Recalcados e ressentidos

O Cine Jardins, em Jardim da Penha, já se tornou uma das referências de bom cinema em nossa cidade. Tive o prazer de assistir recentemente ao instigante filme "A Onda" (Die Welle), dirigido por Dennis Gansel. O filme baseia-se em uma história real, assumida como tal pelo cineasta logo a princípio, cuja versão em romance, escrito por Morton Rhue, virou um best-seller em muitas escolas americanas, sendo adaptado para a TV em 1981.

A ação é exemplar: um professor pretende levar a sua classe a perceber como as pessoas respondem rápido às seduções do autoritarismo, da disciplina e do poder exercido pela sensação de se pertencer a um grupo coeso e uniforme. A questão central é saber se nos tempos atuais alguma ditadura seria capaz de se instaurar depois e apesar de toda a experiência histórica negativa. A aprendizagem segue regras rígidas e necessariamente válidas para todos. A partir de então, o grupo escolhe um nome – A Onda -, um símbolo em forma de tsunami, uma roupa comum e até mesmo um gesto de saudação. Por incrível que pareça, os alunos reagem de maneira positiva àquele amontoado de normas inflexíveis e insanas. Sentem-se mais motivados e fortes. Para surpresa geral, um número cada vez maior de alunos quer se integrar à Onda e os que ousam exercer o raciocínio crítico são intimidados e excluídos. As consequências acabam sendo incontroláveis e devastadoras.

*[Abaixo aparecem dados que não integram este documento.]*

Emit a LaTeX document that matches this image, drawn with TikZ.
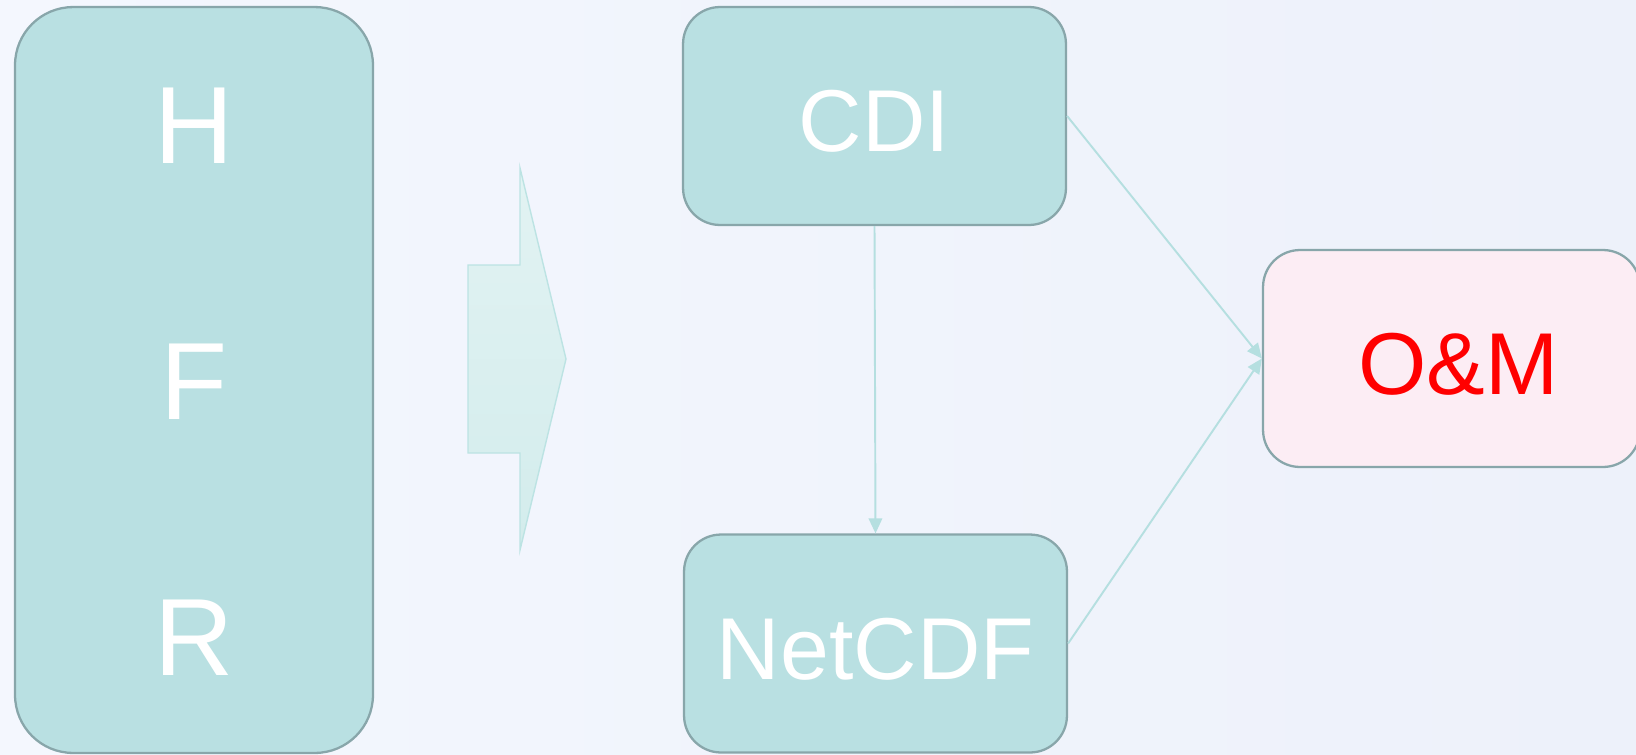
\documentclass[tikz,border=0pt]{standalone}
\usepackage{fontspec}
\setmainfont{Liberation Sans}
\usetikzlibrary{arrows.meta,positioning}

\definecolor{bgLeft}{HTML}{F4F7FE}
\definecolor{bgRight}{HTML}{EDF1FA}
\definecolor{boxFill}{HTML}{B9E0E2}
\definecolor{boxLine}{HTML}{88A6AA}
\definecolor{omFill}{HTML}{FCEDF4}
\definecolor{linkCol}{HTML}{B5DFE0}
\definecolor{bigTop}{HTML}{E2F3F3}
\definecolor{bigBot}{HTML}{D3ECEC}
\definecolor{bigLine}{HTML}{BCE3E3}

\tikzset{
  %% Rounded boxes
  tealBox/.style={draw=boxLine, fill=boxFill, line width=1.3pt,
    rounded corners=0.74cm, minimum width=7.66cm, minimum height=4.36cm,
    text=white, font=\fontsize{50}{58}\selectfont, text height=41pt},
  stackBox/.style={tealBox, rounded corners=1.16cm,
    minimum width=7.16cm, minimum height=14.92cm},
  omBox/.style={tealBox, fill=omFill, text=red,
    minimum width=7.54cm, minimum height=4.34cm},
  %% Letters in the left stack
  stackTxt/.style={text=white, font=\fontsize{62.5}{72}\selectfont, inner sep=0pt},
  %% Connectors
  link/.style={draw=linkCol, line width=1.1pt,
    -{Triangle[length=0.3cm, width=0.27cm]}},
}

\begin{document}
\begin{tikzpicture}[x=0.02cm, y=-0.02cm]
%% Page and background
\useasboundingbox (0,0) rectangle (1636,754);
\shade[left color=bgLeft, right color=bgRight] (0,0) rectangle (1636,754);

%% Left stack H / F / R
\node[stackBox] (stack) at (194,380) {};
\node[stackTxt] (hTxt) at (194,126) {H};
\node[stackTxt] (fTxt) at (194,382) {F};
\node[stackTxt] (rTxt) at (194,638) {R};

%% Big block arrow
\shade[top color=bigTop, bottom color=bigBot, draw=bigLine, line width=0.8pt]
  (468,265) -- (520,265) -- (520,168) -- (566,359) -- (520,550)
  -- (520,453) -- (468,453) -- cycle;

%% Formats and target
\node[tealBox] (cdi) at (874.5,116) {CDI};
\node[tealBox] (netcdf) at (875.5,643.5) {NetCDF};
\node[omBox] (om) at (1451.5,358.5) {\hspace{8pt}O\&M};

%% Links
\draw[link] (cdi.south) -- (netcdf.north);
\draw[link] (cdi.east) -- (om.west);
\draw[link] (netcdf.east) -- (om.west);

\end{tikzpicture}
\end{document}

Trata-se num primeiro momento de uma paródia da juventude hitlerista, dos jovens executores da Revolução Cultural chinesa ou dos agrupamentos da juventude stalinista ou fascista. Foi uma época, aliás, em que o Mal erigiu seus líderes máximos e mais eficientes, com o intuito de destruir a humanidade e os valores morais mais elementares. Ditaduras atrozes, apoiadas pela maioria da população em delírio, minaram todos os alicerces da cultura humanista e eliminaram os seus respectivos representantes. Implementou-se então a ideia mais cara aos regimes patéticos e assassinos que mudaram a história da civilização: o extermínio, a eliminação física barata e rápida de todos os possíveis opositores e desafetos do poder.

De qualquer modo fica evidente no filme como as ideologias totalitárias são sedutoras e atraentes. Ao mesmo tempo, percebemos, atônitos, os recalques e os ressentimentos fundamentando comportamentos nefastos e destrutivos. As delações, a mesquinhez de espírito e a vingança cega são aceitas pelo grupo como condutas normais e corretas. Quantas vezes já convivemos com pessoas assim? Pessoas aparentemente íntegras e inofensivas, que tendo uma oportunidade deixam emergir seus recalques e frustrações tornando-se desumanas e cruéis?

Hoje sentimos nojo ao ver o resultado daquela sanha fascista desenfreada que imperou na primeira metade do século XX, mas muitas vezes não refletimos devidamente sobre os impulsos que permitem e possibilitam o surgimento de atrocidades semelhantes em todas as sociedades e em todas as épocas.